After a quiet few months, T-Mobile Chief Executive John Legere is looking to stir up some trouble again.
"Just when you thought it was safe to return, T-Mobile is back," Legere said in an interview with CNET on Wednesday.
To kick things off, T-Mobile launched its "Simple Starter" plan, a $40 option for customers who don't necessarily use a lot of data on their phones (it's capped at 500 megabytes). But that's just the beginning. Legere said he plans to make two more announcements -- one on Thursday and a third on Friday. He wouldn't provide any details, saying only that they would be "equal or greater" to the Simple Starter plan.
Legere also teased that T-Mobile would be holding "at least" one more Uncarrier event this year -- Uncarrier 5.0 -- suggesting a much larger promotion or program in the works.
Over the past year, T-Mobile has put the rest of the wireless industry on notice with a series of loud, flashy moves, from eliminating contracts to giving customers free international data. It's part of the brash Legere's strategy to grab the spotlight for the smallest of the nationwide carriers, and it's resulted in a resurgence of subscriber growth.

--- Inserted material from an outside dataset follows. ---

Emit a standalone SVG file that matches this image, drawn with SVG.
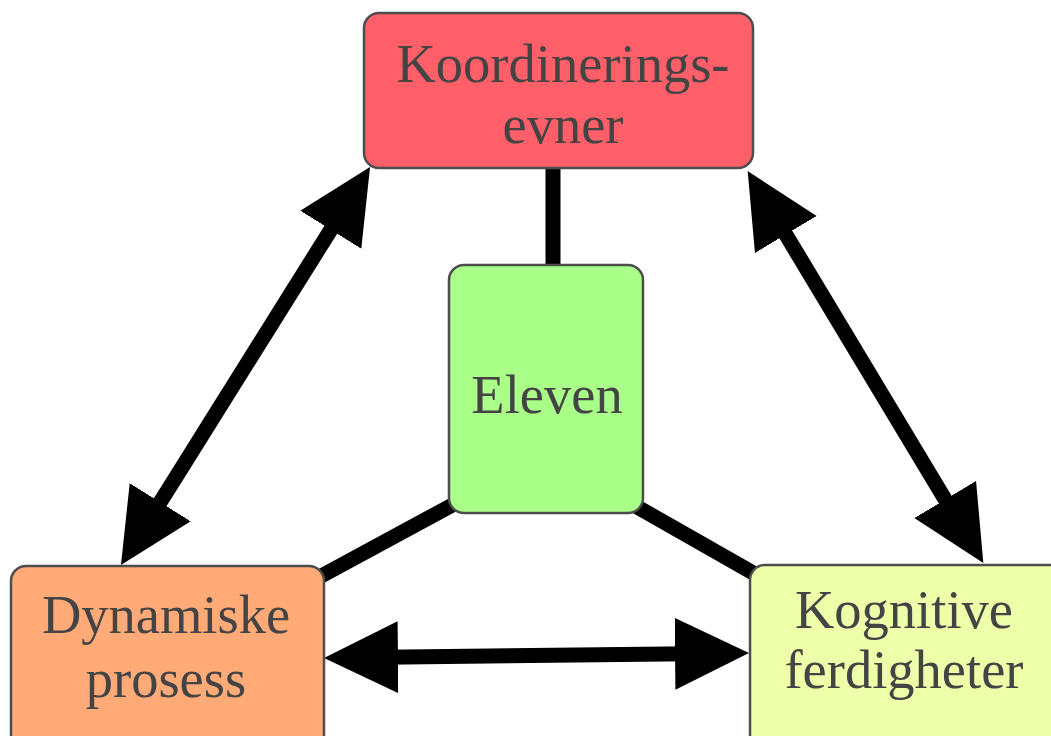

Since the Consumer Electronics Show, when T-Mobile said it would start paying the early termination fees for customers willing to switch, the company has been relatively quiet.
"I've actually been attempting to keep a low profile," Legere said. "If you're playing cards and you're holding a royal flush, you shut up."
Legere was dismissive of the impact from the moves made by AT&T, Verizon, and Sprint to draw in new customers, and hinted at a strong first quarter in terms of subscriber growth, as well as a low customer turnover rate.
Verizon has recently pushed its "More Everything" campaign, which includes a lower end plan that costs $45 a month. AT&T also revamped its family plans to offer more savings under its Mobile Share program. Sprint also expanded its Framily plan to include a switching bonus similar to T-Mobile's ETF program.
It looks like T-Mobile is getting back into the mix.
"Today's the start of our restating our aggressiveness," Legere said. "It's in effect a reminder of why we started and why it's never going to stop."
AT&T and Verizon Wireless weren't immediately available to comment on the Simple Starter plan.
T-Mobile shares rose 25 cents, or 0.8 percent, to $31.43.